A Street Is Not Dangerous by Accident

One of the strongest things I learned from accident data is this: dangerous roads are rarely just unlucky. When the same streets keep appearing again and again, the problem is usually structural, behavioral, or environmental — and often all three at once.
We talk about traffic accidents in a very human way.
Someone was distracted. Someone reacted too late. Someone was speeding. Someone made one bad decision.
All of that is true, but it is also incomplete.
Because once you start looking at accident data over multiple years, something uncomfortable becomes hard to ignore: some streets keep coming back.
Not occasionally. Consistently.
That was one of the most striking things I noticed while working on my thesis. In major Lithuanian cities, certain roads and corridors kept showing the same kind of risk concentration over time. At that point, it becomes difficult to call the pattern random.
Roads have personalities
That may sound dramatic, but I believe it more now than before.
A road is never just a road.
It is a combination of:
- visibility
- lane structure
- turning pressure
- pedestrian flow
- signage quality
- traffic density
- human impatience
- decision timing
When all of those things interact badly, the road starts behaving like a place that punishes normal mistakes more harshly than others.
And that matters.
Because it changes the question.
Instead of asking, “Why do people keep making mistakes here?” you start asking, “Why does this place keep making mistakes easier to make?”
The shift that changed my thinking
Accident analysis becomes much more useful when you stop treating crashes as isolated events and start treating them as repeated interactions between people and environments.
Human error is real, but the environment shapes it
Before this project, I probably leaned too much toward the usual explanation: people are careless.
Now I think the fuller answer is more interesting.
People are imperfect.
And some environments are much less forgiving of imperfection than others.
A distracted second on a calm, readable road may lead to nothing. The same distracted second on a crowded, confusing, multi-lane urban corridor may become a crash.
That does not remove responsibility from the driver.
It just reminds us that risk is not created by one thing alone.
Behavior matters
Distraction, overconfidence, delay, and poor judgment still play a huge role in road safety.
Context matters too
Intersections, dense flow, visibility issues, repeated lane changes, and pressure-heavy roads increase the chance that small mistakes become serious.
Patterns reveal what isolated stories hide
One accident may be anecdotal. Five years of recurring concentration on the same roads is not.
The part that stayed with me most
What really changed me was not just seeing the clusters.
It was realizing how normal they looked once I understood the surrounding conditions.
The streets were not “mysteriously dangerous.” They were often exactly the kind of places where cognitive load, movement complexity, and false confidence meet each other.
And that made the whole topic feel less abstract.
Risk was no longer just a number. It had shape. It had geography.
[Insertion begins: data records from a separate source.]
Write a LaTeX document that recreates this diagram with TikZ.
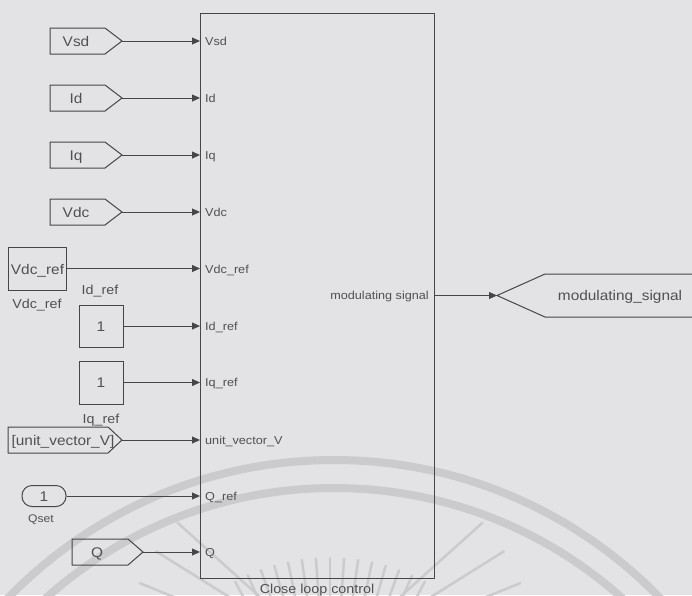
\documentclass[tikz,border=0pt]{standalone}
\usepackage{fontspec}
\setmainfont{Liberation Sans}[FakeStretch=1.1]
\usetikzlibrary{arrows.meta}
\definecolor{bg}{RGB}{227,227,229}
\definecolor{wm}{RGB}{203,203,205}
\definecolor{ln}{RGB}{70,70,70}
\definecolor{tx}{RGB}{80,80,80}
\tikzset{
  blk/.style={draw=ln, line width=1pt},
  conn/.style={draw=ln, line width=0.8pt, -{Triangle[length=8pt,width=7pt]}},
  tagtxt/.style={text=tx, font=\fontsize{14}{14}\selectfont, inner sep=0pt, anchor=base},
  porttxt/.style={text=tx, font=\fontsize{11.5}{12}\selectfont, inner sep=0pt, anchor=base west},
  captxt/.style={text=tx, font=\fontsize{13}{13}\selectfont, inner sep=0pt, anchor=base},
  wmline/.style={draw=wm, line cap=round},
}
\begin{document}
\begin{tikzpicture}[x=1pt,y=-1pt]
\useasboundingbox (0,0) rectangle (692,595);
\fill[bg] (0,0) rectangle (692,595);
% watermark
\begin{scope}
\clip (0,0) rectangle (692,595);
\draw[wmline, line width=8pt] (334,914) circle[radius=454pt];
\draw[wmline, line width=8pt] (334,920) circle[radius=432pt];
\foreach \a in {62,66,...,118}
  \draw[wmline, line width=2.5pt] (330,760) ++(\a:150pt) -- ++(\a:52pt);
\foreach \a in {22,32,42,138,148,158}
  \draw[wmline, line width=2.5pt] (330,660) ++(\a:95pt) -- ++(\a:110pt);
\end{scope}
% main block
\node[blk, minimum width=234pt, minimum height=565pt, anchor=north west, inner sep=0pt] (cl) at (200,13) {};
\node[captxt] (clcap) at (317,593) {Close loop control};
% From tags
\draw[blk] (50,28) -- (105,28) -- (122,41) -- (105,54) -- (50,54) -- cycle;
\coordinate (tVsd) at (122,41);
\node[tagtxt] (fVsd) at (76,46) {Vsd};
\draw[blk] (50,85) -- (105,85) -- (122,98) -- (105,111) -- (50,111) -- cycle;
\coordinate (tId) at (122,98);
\node[tagtxt] (fId) at (76,103) {Id};
\draw[blk] (50,142) -- (105,142) -- (122,155) -- (105,168) -- (50,168) -- cycle;
\coordinate (tIq) at (122,155);
\node[tagtxt] (fIq) at (76,160) {Iq};
\draw[blk] (50,199) -- (105,199) -- (122,212) -- (105,225) -- (50,225) -- cycle;
\coordinate (tVdc) at (122,212);
\node[tagtxt] (fVdc) at (76,217) {Vdc};
\draw[blk] (8,427) -- (108,427) -- (122,440) -- (108,453) -- (8,453) -- cycle;
\coordinate (tUv) at (122,440);
\node[tagtxt] (fUv) at (63,445) {[unit\_vector\_V]};
\draw[blk] (72,539) -- (128,539) -- (143,552) -- (128,565) -- (72,565) -- cycle;
\coordinate (tQ) at (143,552);
\node[tagtxt] (fQ) at (97,557) {Q};
% constants
\node[blk, minimum width=58pt, minimum height=43pt, inner sep=0pt] (cVdcref) at (37,268.5) {};
\node[tagtxt] at (37.5,274) {Vdc\_ref};
\node[captxt] (lVdcref) at (37,308) {Vdc\_ref};
\node[blk, minimum width=44pt, minimum height=42pt, inner sep=0pt] (cIdref) at (101,326) {};
\node[tagtxt] at (101,331) {1};
\node[captxt] (lIdref) at (100,294) {Id\_ref};
\node[blk, minimum width=44pt, minimum height=43pt, inner sep=0pt] (cIqref) at (101,382.5) {};
\node[tagtxt] at (101,387.5) {1};
\node[captxt] (lIqref) at (101,423) {Iq\_ref};
\node[blk, rounded corners=10pt, minimum width=44pt, minimum height=21pt, inner sep=0pt] (cQset) at (44,496) {};
\node[tagtxt] at (44,501) {1};
\node[text=tx, font=\fontsize{11}{11}\selectfont, inner sep=0pt, anchor=base] (lQset) at (41,522) {Qset};
% connectors
\draw[conn] (tVsd) -- (cl.west |- tVsd);
\draw[conn] (tId) -- (cl.west |- tId);
\draw[conn] (tIq) -- (cl.west |- tIq);
\draw[conn] (tVdc) -- (cl.west |- tVdc);
\draw[conn] (cVdcref.east) -- (cl.west |- cVdcref.east);
\draw[conn] (cIdref.east) -- (cl.west |- cIdref.east);
\draw[conn] (cIqref.east) -- (cl.west |- cIqref.east);
\draw[conn] (tUv) -- (cl.west |- tUv);
\draw[conn] (cQset.east) -- (cl.west |- cQset.east);
\draw[conn] (tQ) -- (cl.west |- tQ);
% port labels
\node[porttxt] at (205,45) {Vsd};
\node[porttxt] at (205,102) {Id};
\node[porttxt] at (205,159) {Iq};
\node[porttxt] at (205,216) {Vdc};
\node[porttxt] at (205,273) {Vdc\_ref};
\node[porttxt] at (205,330) {Id\_ref};
\node[porttxt] at (205,386) {Iq\_ref};
\node[porttxt] at (205,444) {unit\_vector\_V};
\node[porttxt] at (205,500) {Q\_ref};
\node[porttxt] at (205,556) {Q};
\node[text=tx, font=\fontsize{11.5}{12}\selectfont, inner sep=0pt, anchor=base east] (pOut) at (429,299.5) {modulating signal};
% output goto
\coordinate (gTip) at (497,295.5);
\draw[blk] (700,274) -- (545,274) -- (gTip) -- (545,317) -- (700,317);
\node[tagtxt] (gOut) at (620,300.5) {modulating\_signal};
\draw[conn] (cl.east |- gTip) -- (gTip);
\end{tikzpicture}
\end{document}
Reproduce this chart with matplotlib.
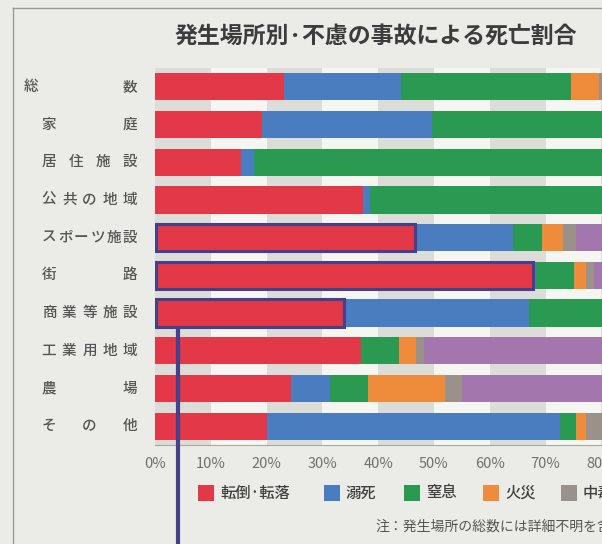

It had repetition.
Quote
A dangerous street is usually not a surprise. It is a pattern that has already introduced itself many times.
What a reader can take from this
You do not need to work on traffic systems to learn something from this.
The broader lesson is that repeated failure is often environmental before it becomes personal.
In software, in cities, in interfaces, in organizations — if the same problem keeps appearing in the same place, the smartest response is not always “people should be better.”
Sometimes the smarter response is: what is it about this system that keeps making the same mistake likely?
That question is more useful. And usually more honest.
Final takeaway
I still believe human error matters.
But I no longer think it explains enough on its own.
Some roads keep creating the right conditions for bad outcomes. Some places stay risky because the system around the human is badly balanced. And once you see that clearly, road safety stops being only about blaming behavior.
It becomes about understanding patterns — and respecting what those patterns are trying to tell us.